There are several reasons for filtering water in your home. You may simply want to improve the taste of the water or you may need to remove unhealthy contaminants. The benefits don't stop with drinking water. Water filters can benefit cooking, protect your appliances and improve the water you use to shower. This guide explains different types of home water filters and gives you information to choose the best system for your home.
These is a wide variety of contaminants that may show up in water. Below are some examples.
Tastes and odors may not be harmful, but can be unpleasant.
Rust particles and other sediment can settle out of drinking water, clog sink aerators and affect appliances such as ice makers and washing machines. The condition where water has enough sediment and particles to be cloudy is known as turbidity.
Bacteria and parasites can be health concerns, particularly for the young, the elderly and anyone with weak immune systems. While well water is more likely to be contaminated by bacteria and parasites, the cysts Cryptosporidium and Giardia have been known to contaminate even chlorinated municipal water.
Lead can be present in water. Houses built before 1986 may have pipes joined with lead solder. Some municipal water systems may be composed of components that contain lead. Lead contained in water is tasteless and odorless, but should be avoided as much as possible. You can find filters that reduce it, but if you're concerned about the possibility of lead in your water, have it tested by a professional.
There are other potential contaminants — including pharmaceuticals, heavy metals and viruses — that might be present. Before you choose your water filter, learn what's in your water and determine what you want to remove. Most public water suppliers — such as cities or other municipalities — must publish an annual water quality report (known as a Consumer Confidence Report, or CCR). If you want specifics on the water coming from you tap and not just the general water supply, have the water in your home tested. You can purchase Water Test Kits, just make sure you understand what they test for. If your water comes from a well, you'll need to get the water tested to find out what contaminants it contains.
Water filters aren't effective against clear-water iron, which can leave red stains in tubs and toilets. A water softener can help reduce clear-water iron.
Pay attention to exactly what contaminants a water filter is designed to reduce or remove. Look for NSF certification, which indicates the filter has been independently tested to verify, among other things, that it reduces the contaminants it claims to reduce. Different water filter systems are certified to different standards. Some are certified to simply reduce contaminants that affect taste and smell, while others are certified to reduce contaminants related to health.
Consider the amount of filtered water you need and what you want to filter (water for drinking, cooking, bathing, etc.). You can find containers that filter a few cups at a time for drinking, devices that filter kitchen tap water for drinking and cooking, and whole-house water filtration systems that filter all the water coming into your home.
Many water filters are designed to filter cold water only.
Check the filter manufacturer's information for compatible faucet types.
You must maintain the water filtration system correctly for it to be effective. This includes changing filters at the recommended times. Many water filtration systems notify you when it's time to change the filter. Pay attention to filter life, measured in gallons filtered or months used and consider ongoing cost of replacement.
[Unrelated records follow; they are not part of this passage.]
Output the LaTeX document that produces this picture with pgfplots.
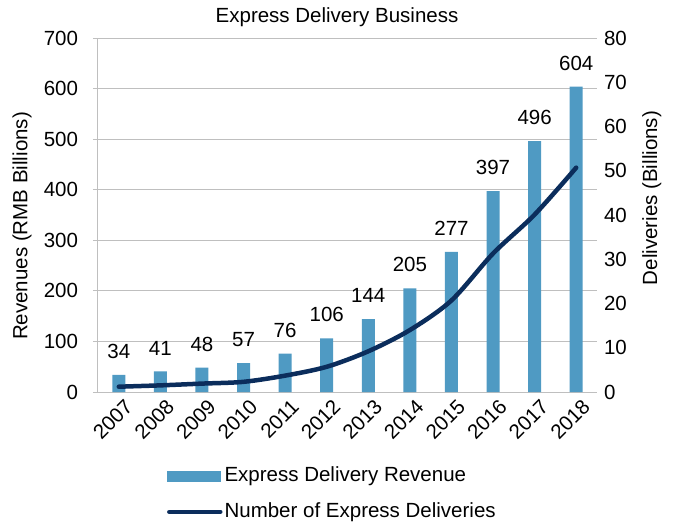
\documentclass[border=0pt]{standalone}
\usepackage{fontspec}
\setmainfont{Liberation Sans}
\usepackage{pgfplots}
\pgfplotsset{compat=1.18}
\definecolor{barblue}{HTML}{4F9AC3}
\definecolor{navy}{HTML}{0B2D5C}
\definecolor{gridgray}{HTML}{BFBFBF}
\pgfplotsset{/pgf/number format/assume math mode=true}
\newcommand{\chartfont}{\fontsize{20.5}{24}\selectfont}
\begin{document}
\chartfont
\begin{tikzpicture}
\useasboundingbox (-98pt,-131pt) rectangle (576pt,392pt);
\begin{axis}[
  at={(0pt,0pt)}, anchor=south west,
  scale only axis, width=499pt, height=354pt,
  xmin=-0.5, xmax=11.5, ymin=0, ymax=700,
  ytick={0,100,...,700},
  xtick={0,...,11},
  xticklabels={2007,2008,2009,2010,2011,2012,2013,2014,2015,2016,2017,2018},
  xticklabel style={rotate=45, anchor=north east, inner sep=1pt, xshift=4pt, yshift=-3pt},
  axis x line*=bottom, axis y line*=left,
  axis line style={-, draw=gridgray, line width=1pt},
  ymajorgrids, grid style={draw=gridgray, line width=0.9pt},
  xtick style={draw=none},
  ytick style={draw=gridgray, line width=0.9pt},
  tick align=outside, major tick length=5pt,
  ybar, bar width=13pt,
  nodes near coords,
  nodes near coords style={font=\chartfont, anchor=south, inner sep=0pt, yshift=16pt, text=black},
  ylabel={Revenues (RMB Billions)},
  ylabel style={at={(axis description cs:-0.152,0.469)}, anchor=center},
  yticklabel style={xshift=-8pt},
  title={Express Delivery Business},
  title style={font=\chartfont, at={(axis description cs:0.479,1)}, anchor=base, inner sep=0pt, yshift=10pt},
  tick label style={font=\chartfont},
]
\addplot[fill=barblue, draw=none] coordinates {
 (0,34) (1,41) (2,48) (3,57) (4,76) (5,106) (6,144) (7,205) (8,277) (9,397) (10,496) (11,604)};
\end{axis}
\begin{axis}[
  at={(0pt,0pt)}, anchor=south west,
  scale only axis, width=499pt, height=354pt,
  xmin=-0.5, xmax=11.5, ymin=0, ymax=80,
  ytick={0,10,...,80},
  axis x line=none, axis y line*=right,
  axis line style={draw=none},
  ytick style={draw=none},
  ylabel={Deliveries (Billions)},
  ylabel style={at={(axis description cs:1.110,0.548)}, anchor=center},
  tick label style={font=\chartfont},
  legend style={at={(0.132,-0.2)}, anchor=north west, draw=none, fill=none,
    cells={anchor=west}, row sep=14pt, font=\chartfont},
]
\addlegendimage{legend image code/.code={\fill[barblue] (0pt,-5pt) rectangle (53pt,5pt);}}
\addlegendentry{Express Delivery Revenue}
\addlegendimage{legend image code/.code={\draw[navy, line width=4.5pt, line cap=round] (2pt,0pt) -- (53pt,0pt);}}
\addlegendentry{Number of Express Deliveries}
\addplot[navy, line width=4.5pt, smooth, line cap=round, forget plot] coordinates {
 (0,1.2) (1,1.5) (2,1.9) (3,2.3) (4,3.7) (5,5.7) (6,9.2) (7,14.0) (8,20.7) (9,31.3) (10,40.1) (11,50.7)};
\end{axis}
\end{tikzpicture}
\end{document}
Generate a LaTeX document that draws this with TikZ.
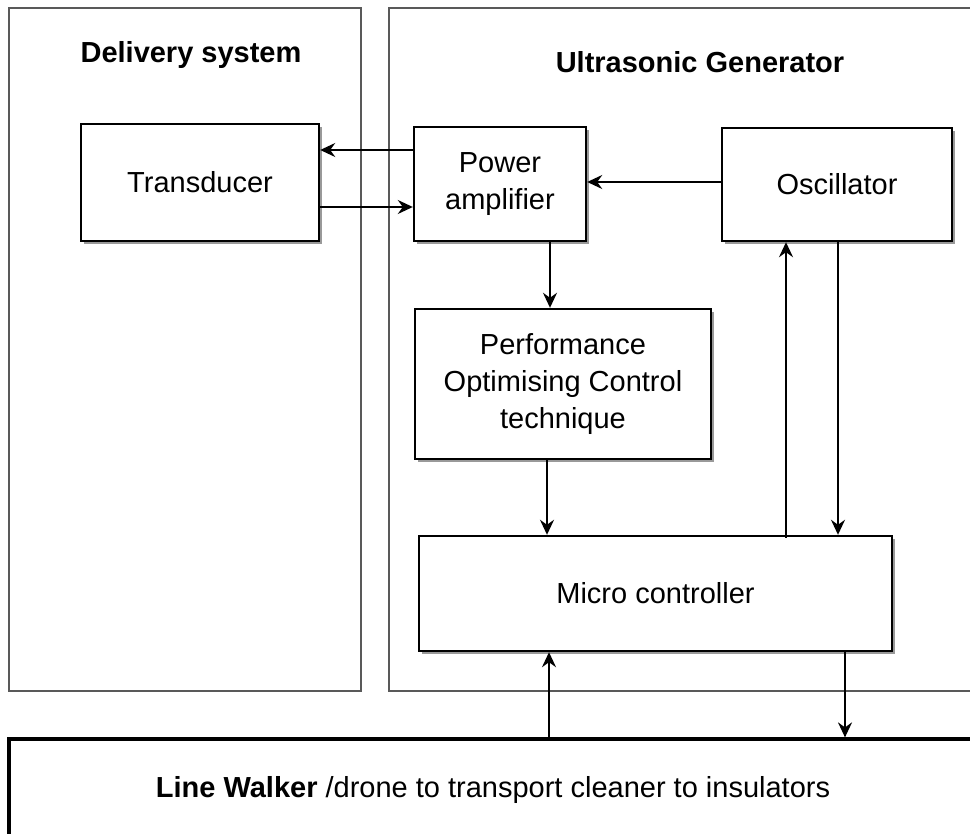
\documentclass[tikz,border=0pt]{standalone}
\usepackage{fontspec}
\setmainfont{Liberation Sans}
\usetikzlibrary{arrows.meta,shadows}
\begin{document}
\begin{tikzpicture}[x=1pt,y=-1pt,
 box/.style={draw=black, line width=2.4pt, fill=white,
   drop shadow={shadow xshift=3pt, shadow yshift=-3pt, fill=black!40, opacity=1},
   font=\fontsize{29}{37}\selectfont, align=center, inner sep=0pt},
 lwbox/.style={draw=black, line width=3.2pt, fill=white, font=\fontsize{29}{37}\selectfont, inner sep=0pt},
 panel/.style={draw=black!65, line width=1.3pt},
 arr/.style={line width=1.9pt, -{Stealth[length=15pt,width=14pt,inset=5pt]}},
 title/.style={font=\fontsize{29}{35}\selectfont\bfseries, anchor=base}]
\useasboundingbox (0,0) rectangle (970,834);
\clip (0,0) rectangle (970,834);
\fill[white] (0,0) rectangle (970,834);
% panels
\draw[panel] (9,8) rectangle (361,691);
\draw[panel] (389,8) rectangle (1000,691);
\node[title] (ds) at (191,63) {Delivery system};
\node[title] (ug) at (700,73) {Ultrasonic Generator};
% boxes
\node[box, minimum width=238pt, minimum height=117pt] (tr) at (200,182.5) {Transducer};
\node[box, minimum width=172pt, minimum height=114pt] (pa) at (500,184) {Power\\amplifier};
\node[box, minimum width=230pt, minimum height=113pt] (osc) at (837,184.5) {Oscillator};
\node[box, minimum width=296pt, minimum height=150pt] (perf) at (563,384) {Performance\\Optimising Control\\technique};
\node[box, minimum width=473pt, minimum height=115pt] (mc) at (655.5,593.5) {Micro controller};
\node[lwbox, minimum width=968pt, minimum height=101pt] (lw) at (493,789.5) {\textbf{Line Walker} /drone to transport cleaner to insulators};
% helper coordinates
\coordinate (p1) at ([yshift=34pt]pa.west);
\coordinate (t1) at ([yshift=-24.5pt]tr.east);
\coordinate (o1) at ([yshift=2.5pt]osc.west);
\coordinate (p2) at ([xshift=50pt]pa.south);
\coordinate (f1) at ([xshift=-16pt]perf.south);
\coordinate (o2) at ([xshift=-51pt]osc.south);
\coordinate (o3) at ([xshift=1pt]osc.south);
\coordinate (m2) at ([xshift=-106.5pt]mc.south);
\coordinate (m3) at ([xshift=189.5pt]mc.south);
% connectors
\draw[arr] (p1) -- (p1 -| tr.east);
\draw[arr] (t1) -- (t1 -| pa.west);
\draw[arr] (o1) -- (o1 -| pa.east);
\draw[arr] (p2) -- (p2 |- perf.north);
\draw[arr] (f1) -- (f1 |- mc.north);
\draw[arr] ([yshift=-3pt]o2 |- mc.north) -- (o2);
\draw[arr] (o3) -- (o3 |- mc.north);
\draw[arr] (m2 |- lw.north) -- (m2);
\draw[arr] (m3) -- (m3 |- lw.north);
\end{tikzpicture}
\end{document}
Particulate filters reduce sediment such as rust particles, dirt and sand. Multi-stage systems often use these as a first stage to keep the particles out of other filters.
Activated carbon filters reduce certain contaminants by chemically bonding with them. These are a common filter types for addressing tastes and odors caused by chlorine. Some activated carbon filters also reduce other contaminants such as lead and mercury.
Reverse osmosis (RO) filtration forces water through a membrane, collecting contaminants larger than the water molecules. While reverse osmosis doesn't remove chlorine, it reduces other contaminants that carbon filters cannot. Reverse osmosis systems generate several gallons of waste water for every gallon they filter. They can also remove beneficial minerals in addition to contaminants, so some systems are designed to restore these minerals to the water. Reverse osmosis can reduce contaminants such as lead, bacteria, parasites and viruses.
Ion-exchange filtration replaces contaminants ions with additives that are more acceptable. Water softeners use this process to treat hard water, exchanging magnesium and calcium for sodium. Ion exchange also reduces containments such as cadmium, copper and zinc.
Oxidation reduction (redox) filtration converts contaminant molecules — such as those of chlorine — into different molecules that lack the negative effects. This filtration method can reduce things such as chlorine, lead and bacteria.
Ultraviolet (UV) filtration uses UV light to remove some bacteria, viruses and cysts. UV filtration does not remove chemicals.
You may see micron measurements on some filter packaging, indicating the size of the pores the filter. A lower micron number indicates the filter has smaller pores designed to catch smaller contaminants.
When using a water filter in conjunction with a water softener, pay attention to the manufacturer's recommendations for the order of installation. Some water systems need the filter installed first-in-line, others need the water softener first-in-line.